Rotating sessions change along with the IPs with every connection request automatically. Entering a website with one particular IP address and changing it each time an action is taken allows for a continuous rotation. A pool of rotating proxies with a proxy rotator switches different IP addresses, changing an IP instantly with every new press on a link or page refresh.
Rotating sessions are the most suited for general scraping tasks, such as long lists of product pricings with multiple rows and pages. The rotation propels web scraping and crawling tasks that don’t require logging into an account. If you don’t want your continuous requests linked to a single session and the same device, the rotating sessions are the best choice.

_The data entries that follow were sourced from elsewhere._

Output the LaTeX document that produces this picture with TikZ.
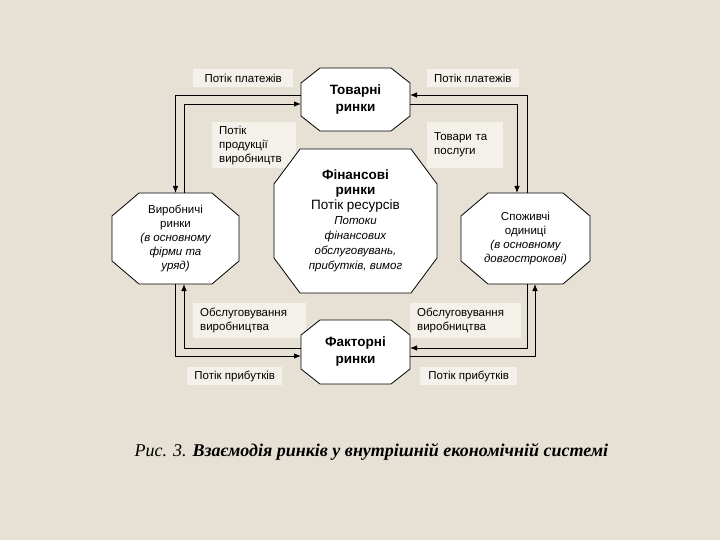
\documentclass[tikz,border=0pt]{standalone}
\usepackage{fontspec}
\setmainfont{Liberation Sans}
\newfontfamily\capfont{Liberation Serif}
\usetikzlibrary{arrows.meta}
\definecolor{bg}{HTML}{E7E0D4}
\definecolor{lbl}{HTML}{F4F1EB}
\newcommand\bigf{\fontsize{13.5}{16.5}\selectfont}
\newcommand\smf{\fontsize{11.5}{15}\selectfont}
\tikzset{
  oct/.style={draw=black, line width=0.8pt, fill=white},
  arr/.style={line width=0.8pt, -{Latex[length=7pt,width=5.5pt]}},
  lab/.style={fill=lbl, anchor=north west, align=left, inner xsep=7pt, inner ysep=3pt, font=\fontsize{11.5}{14}\selectfont},
  ttl/.style={align=center, font=\fontsize{13.5}{17}\selectfont\bfseries},
  hold/.style={inner sep=0pt, outer sep=0pt, draw=none}
}
% name, x1, y1, x2, y2, cx, cy
\newcommand\octshape[7]{%
  \draw[oct] ({#2+#6},#3) -- ({#4-#6},#3) -- (#4,{#3+#7}) -- (#4,{#5-#7}) -- ({#4-#6},#5) -- ({#2+#6},#5) -- (#2,{#5-#7}) -- (#2,{#3+#7}) -- cycle;
  \node[hold, minimum width={(#4-#2)*1pt}, minimum height={(#5-#3)*1pt}] (#1) at ({(#2+#4)/2},{(#3+#5)/2}) {};
}
\begin{document}
\begin{tikzpicture}[x=1pt,y=-1pt]
\fill[bg] (0,0) rectangle (720,540);
\useasboundingbox (0,0) rectangle (720,540);
% labels
\node[lab, minimum width=100pt, minimum height=18pt] (l1) at (193,69) {Потік платежів};
\node[lab, minimum width=91pt, minimum height=18pt] (l2) at (427,69) {Потік платежів};
\node[lab, minimum width=81pt, minimum height=46pt, text width=70pt] (l3) at (212,122) {Потік\\продукції\\виробництв};
\node[lab, minimum width=73pt, minimum height=46pt, text width=62pt] (l4) at (427,122) {Товари та\\послуги};
\node[lab, minimum width=110pt, minimum height=35pt, text width=99pt] (l5) at (193,303) {Обслуговування\\виробництва};
\node[lab, minimum width=108pt, minimum height=35pt, text width=97pt] (l6) at (410,303) {Обслуговування\\виробництва};
\node[lab, minimum width=95pt, minimum height=18pt] (l7) at (187,367) {Потік прибутків};
\node[lab, minimum width=97pt, minimum height=18pt] (l8) at (420,367) {Потік прибутків};
% octagons
\octshape{top}{301}{68}{410}{131}{19}{15}
\octshape{bot}{301}{320}{410}{384}{19}{15}
\octshape{ctr}{274}{149}{437}{293}{26}{35}
\octshape{left}{112}{193}{239}{284}{27}{23}
\octshape{right}{461}{193}{590}{284}{27}{23}
\node[ttl] (ttop) at (top) {Товарні\\ринки};
\node[ttl] (tbot) at (bot) {Факторні\\ринки};
\node[align=center, font=\smf] (tctr) at (ctr) {\bigf\bfseries Фінансові\\\bigf\bfseries ринки\\\bigf\mdseries Потік ресурсів\\\smf\mdseries\itshape Потоки\\\smf\itshape фінансових\\\smf\itshape обслуговувань,\\\smf\itshape прибутків, вимог};
\node[align=center, font=\fontsize{11.5}{14}\selectfont] (tleft) at (left) {Виробничі\\ринки\\\itshape (в основному\\\itshape фірми та\\\itshape уряд)};
\node[align=center, font=\fontsize{11.5}{14}\selectfont] (tright) at (right) {Споживчі\\одиниці\\\itshape (в основному\\\itshape довгострокові)};
% connectors
\draw[arr] ([yshift=4.5pt]top.west) -| (left.north);
\draw[arr] ([xshift=8.5pt]left.north) |- ([yshift=-4.5pt]top.west);
\draw[arr] ([xshift=1.5pt]right.north) |- ([yshift=4.5pt]top.east);
\draw[arr] ([yshift=-4.5pt]top.east) -| ([xshift=-8.5pt]right.north);
\draw[arr] ([yshift=4pt]bot.west) -| ([xshift=8.5pt]left.south);
\draw[arr] (left.south) |- ([yshift=-4pt]bot.west);
\draw[arr] ([xshift=1.5pt]right.south) |- ([yshift=4pt]bot.east);
\draw[arr] ([yshift=-4pt]bot.east) -| ([xshift=9.5pt]right.south);
% caption
\node[anchor=west, font=\capfont\fontsize{18}{20}\selectfont\itshape] (cap) at (131,452) {Рис. 3. \textbf{Взаємодія ринків у внутрішній економічній системі}};
\end{tikzpicture}
\end{document}
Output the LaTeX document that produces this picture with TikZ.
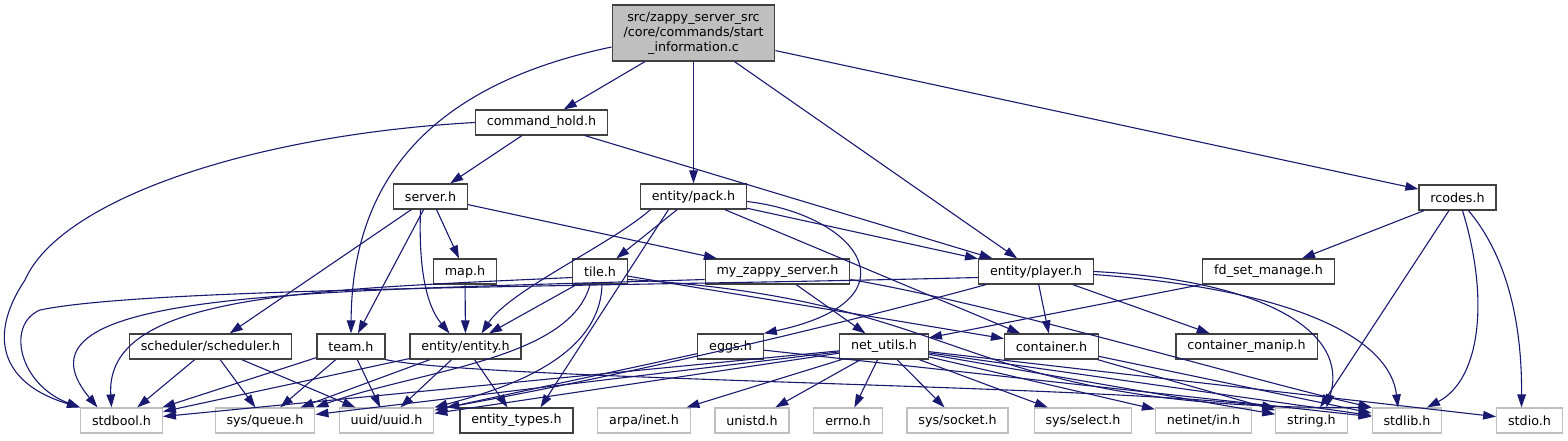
\documentclass[tikz,border=0pt]{standalone}
\usepackage{fontspec}
\setmainfont{DejaVu Sans}
\usetikzlibrary{arrows.meta,calc}
\definecolor{edgeblue}{RGB}{25,25,112}
\definecolor{boxgray}{RGB}{191,191,191}
\definecolor{boxline}{RGB}{64,64,64}

\begin{document}
\begin{tikzpicture}[
  x=0.5pt, y=-0.5pt,
  >={Triangle[length=6.5pt,width=4.3pt]},
  every node/.style={font=\fontsize{6.35}{7.5}\selectfont},
  filebox/.style={rectangle, draw=boxline, fill=white, line width=0.6pt, inner xsep=5.7pt, inner ysep=0pt, minimum height=12.5pt},
  sysbox/.style={filebox, draw=boxgray},
  rootbox/.style={filebox, fill=boxgray, align=center, minimum height=28pt},
  incl/.style={->, draw=edgeblue, line width=0.55pt},
]
\useasboundingbox (0,0) rectangle (1568,440);

% ---- level 0: the source file ----
\node[rootbox] (root) at (693.5,33) {src/zappy\_server\_src\\/core/commands/start\\\_information.c};

% ---- level 1 ----
\node[filebox] (cmdhold) at (541.5,122.5) {command\_hold.h};

% ---- level 2 ----
\node[filebox] (server) at (430.5,196.5) {server.h};
\node[filebox] (pack)   at (693.5,196.5) {entity/pack.h};
\node[filebox] (rcodes) at (1457.5,197.5) {rcodes.h};

% ---- level 3 ----
\node[filebox] (map)     at (465,271.5)    {map.h};
\node[filebox] (tile)    at (600,271.5)    {tile.h};
\node[filebox] (myzappy) at (777.5,271.5)  {my\_zappy\_server.h};
\node[filebox] (player)  at (1036,271.5)   {entity/player.h};
\node[filebox] (fdset)   at (1268.5,271.5) {fd\_set\_manage.h};

% ---- level 4 ----
\node[filebox] (scheduler) at (210.5,346.5)  {scheduler/scheduler.h};
\node[filebox] (team)      at (351,346.5)    {team.h};
\node[filebox] (entity)    at (465.5,346.5)  {entity/entity.h};
\node[filebox] (eggs)      at (730.5,346.5)  {eggs.h};
\node[filebox] (netutils)  at (884,346.5)    {net\_utils.h};
\node[filebox] (container) at (1051.5,346.5) {container.h};
\node[filebox] (contmanip) at (1246.5,346.5) {container\_manip.h};

% ---- level 5: system headers ----
\node[sysbox]  (stdbool)   at (121.5,420.5)  {stdbool.h};
\node[sysbox]  (sysqueue)  at (265,420.5)    {sys/queue.h};
\node[sysbox]  (uuid)      at (386.5,420.5)  {uuid/uuid.h};
\node[filebox] (etypes)    at (516.5,420.5)  {entity\_types.h};
\node[sysbox]  (arpainet)  at (644,420.5)    {arpa/inet.h};
\node[sysbox]  (unistd)    at (752,420.5)    {unistd.h};
\node[sysbox]  (errno)     at (848,420.5)    {errno.h};
\node[sysbox]  (syssocket) at (957.5,420.5)  {sys/socket.h};
\node[sysbox]  (sysselect) at (1083,420.5)   {sys/select.h};
\node[sysbox]  (netinetin) at (1203.5,420.5) {netinet/in.h};
\node[sysbox]  (stringh)   at (1311.5,420.5) {string.h};
\node[sysbox]  (stdlib)    at (1407,420.5)   {stdlib.h};
\node[sysbox]  (stdio)     at (1529.5,420.5) {stdio.h};

% ---- includes of the source file ----
\draw[incl] (root) -- (cmdhold);
\draw[incl] (root) -- (pack);
\draw[incl] (root) -- (player);
\draw[incl] (root) -- (rcodes);
\draw[incl] ([yshift=-7pt]root.west) .. controls (430,85) and (352,180) .. (team.north);

% ---- command_hold.h ----
\draw[incl] (cmdhold) -- (server);
\draw[incl] (cmdhold) -- (player);
\draw[incl] (cmdhold.west) .. controls (250,135) and (60,200) .. (25,280)
  .. controls (-15,340) and (5,385) .. (stdbool.north west);

% ---- server.h ----
\draw[incl] (server) -- (scheduler);
\draw[incl] (server) -- (team);
\draw[incl] (server) -- (map);
\draw[incl] (server) -- (myzappy);
\draw[incl] ($(server.south)+(-10,0)$) .. controls (418,280) and (430,310) .. ($(entity.north)+(-16,0)$);

% ---- entity/pack.h ----
\draw[incl] (pack) -- (tile);
\draw[incl] (pack) -- (player);
\draw[incl] (pack) -- (container);
\draw[incl] ($(pack.south)+(-25,0)$) -- ($(etypes.north)+(24,0)$);
\draw[incl] ($(pack.south)+(-43,0)$) .. controls (610,245) and (510,290) .. ($(entity.north)+(16,0)$);
\draw[incl] ([yshift=-2.5pt]pack.east) .. controls (860,215) and (920,300) .. (eggs.north east);

% ---- rcodes.h ----
\draw[incl] (rcodes) -- (fdset);
\draw[incl] (rcodes) -- (stringh);
\draw[incl] ($(rcodes.south)+(5,0)$) .. controls (1490,300) and (1480,380) .. ($(stdlib.north)+(20,0)$);
\draw[incl] ($(rcodes.south)+(11,0)$) .. controls (1510,260) and (1522,330) .. ($(stdio.north)+(-8,0)$);

% ---- map.h, fd_set_manage.h, my_zappy_server.h ----
\draw[incl] (map) -- (entity);
\draw[incl] (fdset) -- (netutils);
\draw[incl] (myzappy) -- (netutils);
\draw[incl] ([yshift=-4pt]myzappy.east) .. controls (1000,305) and (1250,380) .. (stdlib.north west);
\draw[incl] ([yshift=-4pt]myzappy.west) .. controls (300,292) and (0,290) .. ($(stdbool.north)+(-24,0)$);

% ---- tile.h ----
\draw[incl] (tile) -- (entity);
\draw[incl] (tile) -- (container);
\draw[incl] ([yshift=-4pt]tile.east) .. controls (980,300) and (950,410) .. (stdlib.north west);
\draw[incl] ([yshift=-3pt]tile.west) .. controls (300,290) and (105,295) .. ($(stdbool.north)+(-10,0)$);
\draw[incl] ($(tile.south)+(-10,0)$) .. controls (570,360) and (420,370) .. (sysqueue.north east);
\draw[incl] ($(tile.south)+(2,0)$) .. controls (600,360) and (500,390) .. (uuid.north east);

% ---- entity/player.h ----
\draw[incl] (player) -- (container);
\draw[incl] (player) -- (contmanip);
\draw[incl] ([yshift=-3pt]player.west) .. controls (600,287) and (150,287) .. (40,310)
  .. controls (5,325) and (20,385) .. (stdbool.north west);
\draw[incl] ($(player.south)+(-50,0)$) .. controls (820,330) and (600,380) .. ($(uuid.north east)+(12,0)$);
\draw[incl] (player.east) .. controls (1260,280) and (1350,330) .. ($(stringh.north)+(15,0)$);
\draw[incl] ([yshift=-1.5pt]player.east) .. controls (1300,290) and (1390,340) .. ($(stdlib.north)+(-9,0)$);

% ---- scheduler.h, team.h, entity.h, eggs.h ----
\draw[incl] (scheduler) -- (stdbool);
\draw[incl] (scheduler) -- (sysqueue);
\draw[incl] (scheduler) -- (uuid);
\draw[incl] (team) -- (stdbool);
\draw[incl] (team) -- (sysqueue);
\draw[incl] (team) -- (uuid);
\draw[incl] (team.south east) .. controls (480,380) and (1100,385) .. (stringh.north west);
\draw[incl] (entity) -- (stdbool);
\draw[incl] (entity) -- (sysqueue);
\draw[incl] (entity) -- (uuid);
\draw[incl] (entity) -- (etypes);
\draw[incl] (eggs) -- (uuid);
\draw[incl] (eggs) -- (stdlib);

% ---- net_utils.h ----
\foreach \target in {stdbool,sysqueue,uuid,arpainet,unistd,errno,syssocket,sysselect,netinetin,stringh,stdlib,stdio}
  \draw[incl] (netutils) -- (\target);

% ---- container.h ----
\draw[incl] (container) -- (stringh);
\draw[incl] (container) -- (stdlib);

\end{tikzpicture}
\end{document}
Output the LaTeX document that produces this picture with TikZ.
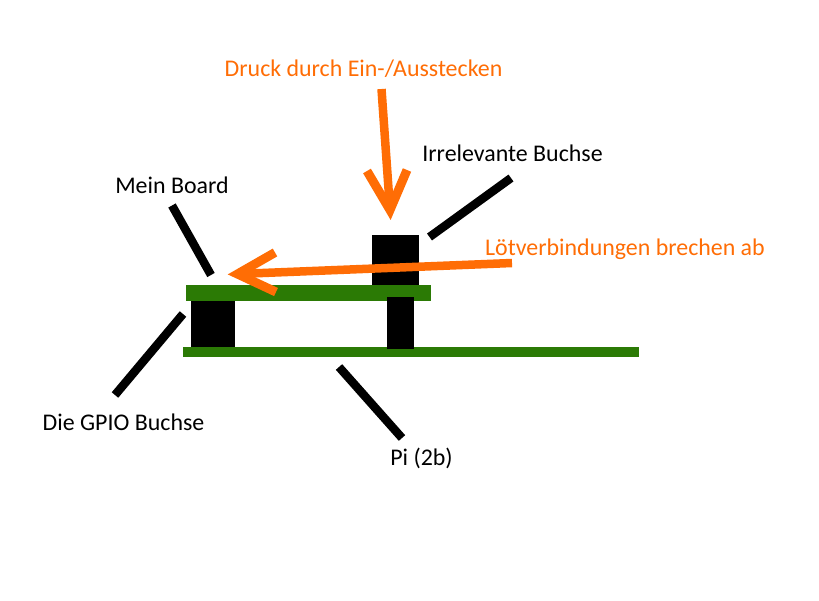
\documentclass[tikz,border=0pt]{standalone}
\usepackage{fontspec}
\setmainfont{Carlito}
\definecolor{pcbgreen}{HTML}{2B7A05}
\definecolor{warnorange}{HTML}{FF6D05}
\tikzset{
  lbl/.style={font=\fontsize{23.9}{26}\selectfont,inner sep=0pt,anchor=center},
  blacklbl/.style={lbl,text=black},
  orangelbl/.style={lbl,text=warnorange},
  leader/.style={draw=black,line width=8.5pt},
  force/.style={draw=warnorange,line width=8.5pt},
  barb/.style={draw=warnorange,line width=9pt,miter limit=10},
  board/.style={fill=pcbgreen},
  socket/.style={fill=black}
}
\begin{document}
\begin{tikzpicture}[x=1pt,y=-1pt]
\useasboundingbox (0,0) rectangle (819,600);
\fill[white] (0,0) rectangle (819,600);
% boards and sockets
\fill[board] (186,285) rectangle (431,300.7);
\fill[board] (183,347) rectangle (639,357);
\fill[socket] (191,300.7) rectangle (235,347);
\fill[socket] (372,235) rectangle (419,285);
\fill[socket] (387,297) rectangle (414,349);
% labels
\node[orangelbl] (druck) at (363.5,69) {Druck durch Ein-/Ausstecken};
\node[orangelbl] (loet) at (625,249) {Lötverbindungen brechen ab};
\node[blacklbl] (irr) at (512.5,153.5) {Irrelevante Buchse};
\node[blacklbl] (mein) at (172,185) {Mein Board};
\node[blacklbl] (gpio) at (123.5,422) {Die GPIO Buchse};
\node[blacklbl] (pi) at (421.5,458) {Pi (2b)};
% leader ends
\coordinate (meinA) at (172,205.5);
\coordinate (meinB) at (211,275);
\coordinate (irrA) at (511,178);
\coordinate (irrB) at (429.5,237);
\coordinate (gpioA) at (115,395);
\coordinate (gpioB) at (183,314);
\coordinate (piA) at (402,438);
\coordinate (piB) at (339,367);
\draw[leader] (meinA) -- (meinB);
\draw[leader] (irrA) -- (irrB);
\draw[leader] (gpioA) -- (gpioB);
\draw[leader] (piA) -- (piB);
% force arrows
\coordinate (downS) at (381.5,89);
\coordinate (downT) at (390,210);
\coordinate (downL) at (367,171);
\coordinate (downR) at (407,170);
\coordinate (leftS) at (512,263);
\coordinate (leftT) at (237.5,274);
\coordinate (leftU) at (275,252.5);
\coordinate (leftD) at (276,292);
\draw[force] (downS) -- (downT);
\draw[barb] (downL) -- (downT) -- (downR);
\draw[force] (leftS) -- (leftT);
\draw[barb] (leftU) -- (leftT) -- (leftD);
\end{tikzpicture}
\end{document}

Rotation doesn’t apply to social media automation, sneaker copping, and similar session-sensitive tasks, although some solutions offer great compromises. Extensively prolonged scraping sessions (up to 5 hours) powered by Rotating ISP Proxies enable you to appear as an organic user to meet more specific stability demands.
Significantly improved stability lets you complete the required steps with a single IP address. Nonetheless, if any kind of session time cap is an issue, distinct solutions ensuring permanency are available. Extended (sticky) sessions are suitable for websites that require session maintenance throughout the whole scraping cycle.
Session stickiness describes session persistence – the proxy doesn’t change with each new request, and the IP address stays the same for an extended period of time. Extended sessions last as long as your proxy provider allows. Some proxy providers allow you to configure the IP rotation intervals. Typically, a session could be expected to last up to 30 minutes.
Quick IP changes indicate unnatural, inorganic behaviours that are usually associated with automated bots. Such practices lead to suspicion on the web service side and can result in session termination. A unique and exclusive IP address is assigned to each supervised account, seemingly separating it from your main individual account. In reality, a single primary IP manages multiple extended sessions with different accounts using automation.
Accessing and managing your accounts on the internet requires a single continuous session for the whole working cycle, therefore, sticky sessions are maintained for a prolonged period of time before changing. Whether you want to manage your social media accounts, e-commerce platforms, or any other account-dependent medium, sticky IPs excel.
Sessions allow a certain degree of monitoring and customization for users and service providers alike and, together with cookies, are a crucial part of the web. While sessions rely and are dependent on cookies, both of them serve their individual use cases and applications.
While rotating sessions work best for web scraping and automatization, sticky sessions are suited for account management and persisting tasks with extended working cycles.